Not All Calories Are Alike

Despite all the advances in nutritional science, most people still believe that losing weight is merely a matter of eating less food. Even a lot of doctors believe it, and they, of all people, ought to know better! But in truth, many overweight people eat less than thin people, the only difference being they just eat the wrong things.


Of the three main categories of nutrients—protein, carbohydrates, and fat— its the fat that contains the most calories. Protein and carbohydrates contain four calories per gram; a gram of fat, on the other hand, contains nine calories. So while fat is an important nutrient for many reasons—like keeping your hormones regulated, your skin and hair healthy, and giving you a feeling of satiety when you eat—it also provides over twice as many calories as protein and carbs. And what foods are the highest in fat? Animal foods.

Plant foods, though, are rich in complex carbohydrates, so you can eat more food while ingesting less calories; this will make you feel fuller and more satisfied. Naturally, you can gain weight while eating carbohydrate- rich foods; remember that excess calories, no matter what their source, are stored as body fat. But studies have shown that, while people eating low- fat, high-carb diets consume more than people on higher fat diets, they’re taking in less calories! In a study at Cornell University, people choosing a diet restricting their fat intake of 20 to 25 percent of their calories ate more food than the subjects choosing a diet of 35 to 40 percent fat, but they never ingested as many calories as the high-fat group.

But there’s more to the story than just calories. While doctors and nutritionalists have always advised that dieting is strictly a lower-your- calories endeavor, current research is revealing that it’s far more complicated than that. The way the body uses the calories from protein, carbs, and fat varies depending on the source of those calories. The human body is designed to store energy from fats and proteins while it burns carbs for immediate energy. We’re just not meant to store carbohydrates; for every one hundred calories that you eat, twenty-three are burned just converting the carbs to usable energy! The fat we eat is a double whammy; not only are there more calories per gram of fat, only three of every one hundred calories are burned during conversion, meaning that it’s later to burn as energy and stored as excess body fat more easily.

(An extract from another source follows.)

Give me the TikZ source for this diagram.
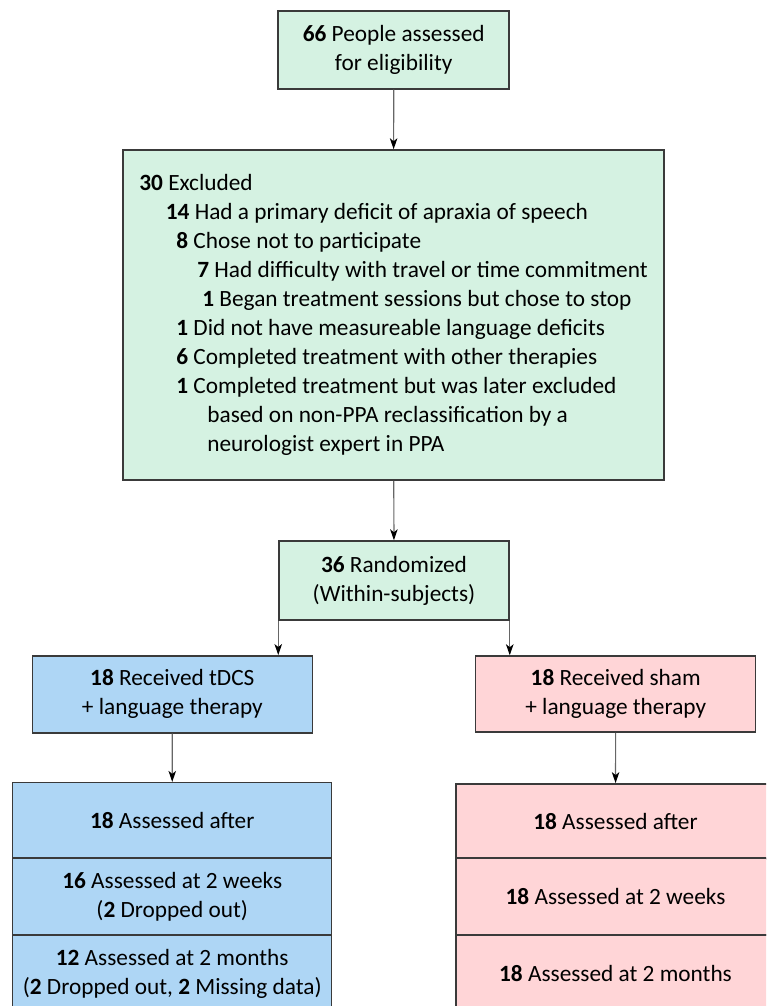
\documentclass[tikz,border=0pt]{standalone}
\usepackage{fontspec}
\setmainfont{Carlito}
\usetikzlibrary{arrows.meta}
\definecolor{flowgreen}{HTML}{D5F2E2}
\definecolor{flowblue}{HTML}{AED6F5}
\definecolor{flowpink}{HTML}{FFD5D7}
\definecolor{flowline}{HTML}{3A3A3A}
\begin{document}
\begin{tikzpicture}[x=1pt, y=-1pt,
    box/.style={draw=flowline, line width=1.5pt, align=center, inner sep=0pt,
        font=\fontsize{23.3}{29}\selectfont},
    arr/.style={draw=black!60, line width=1.2pt,
        -{Stealth[black, length=11pt, width=7.5pt, inset=3pt]}}]
    \useasboundingbox (0,0) rectangle (766,1006);
    \clip (0,0) rectangle (766,1006);
    \node[box, fill=flowgreen, minimum width=231pt, minimum height=78pt] (screen)
        at (393.7,50) {\textbf{66} People assessed\\for eligibility};
    \node[box, fill=flowgreen, minimum width=541pt, minimum height=330pt, align=left] (excl)
        at (393.5,315) {\textbf{30} Excluded\\
        \hspace*{26.5pt}\textbf{14} Had a primary deficit of apraxia of speech\\
        \hspace*{37pt}\textbf{8} Chose not to participate\\
        \hspace*{58pt}\textbf{7} Had difficulty with travel or time commitment\\
        \hspace*{63pt}\textbf{1} Began treatment sessions but chose to stop\\
        \hspace*{37pt}\textbf{1} Did not have measureable language deficits\\
        \hspace*{37pt}\textbf{6} Completed treatment with other therapies\\
        \hspace*{37pt}\textbf{1} Completed treatment but was later excluded\\
        \hspace*{68pt}based on non-PPA reclassification by a\\
        \hspace*{68pt}neurologist expert in PPA};
    \node[box, fill=flowgreen, minimum width=230pt, minimum height=79pt] (rand)
        at (394,580.5) {\textbf{36} Randomized\\(Within-subjects)};
    \node[box, fill=flowblue, minimum width=280pt, minimum height=77pt] (tdcs)
        at (172.3,694.3) {\textbf{18} Received tDCS\\+ language therapy};
    \node[box, fill=flowpink, minimum width=280pt, minimum height=76pt] (sham)
        at (615.7,694) {\textbf{18} Received sham\\+ language therapy};
    \node[box, fill=flowblue, minimum width=319pt, minimum height=75.3pt] (tafter)
        at (172.2,820.3) {\textbf{18} Assessed after};
    \node[box, fill=flowblue, minimum width=319pt, minimum height=77pt] (tweeks)
        at (172.2,896.5) {\textbf{16} Assessed at 2 weeks\\(\textbf{2} Dropped out)};
    \node[box, fill=flowblue, minimum width=319pt, minimum height=77pt] (tmonths)
        at (172.2,973.5) {\textbf{12} Assessed at 2 months\\(\textbf{2} Dropped out, \textbf{2} Missing data)};
    \node[box, fill=flowpink, minimum width=319pt, minimum height=75.3pt] (safter)
        at (615.5,821.5) {\textbf{18} Assessed after};
    \node[box, fill=flowpink, minimum width=319pt, minimum height=77pt] (sweeks)
        at (615.5,896.5) {\textbf{18} Assessed at 2 weeks};
    \node[box, fill=flowpink, minimum width=319pt, minimum height=77pt] (smonths)
        at (615.5,973.5) {\textbf{18} Assessed at 2 months};
    \draw[arr] (screen) -- (excl);
    \draw[arr] (excl) -- (rand);
    \draw[arr] (rand.south west) -- (rand.south west |- tdcs.north);
    \draw[arr] (rand.south east) -- (rand.south east |- sham.north);
    \draw[arr] (tdcs) -- (tafter);
    \draw[arr] (sham) -- (safter);
\end{tikzpicture}
\end{document}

The nature of carbohydrates is that they’re the first type of energy that our body turns to, which makes it actually difficult to store carbs as fat. In a
1991 clinical study, only 2 percent of the calories eaten by subjects were converted into fat. So while calories are important, it’s the fat calories that are best cut back on.


Its also possible to lose weight on a high-protein, low-fat diet, but there are reasons why that is a bad idea. For one thing, it isn’t easy.The whole foods highest in protein are animal foods, so they’re also high in fat. Perhaps you’ve tried one of these diets in the past and discovered that eating scrambled egg whites, skinless chicken breasts, and dry, broiled fish gets boring very quickly. But another reason to steer clear of high-protein diets is the difficulty, discussed in an earlier chapter, that your body has processing protein. Too much protein overtaxes your kidneys, and it builds calcium deposits in your bones and urinary tract. So the best overall weight-loss plan is one that gives you energy from healthy, complex carbohydrates derived from plant sources.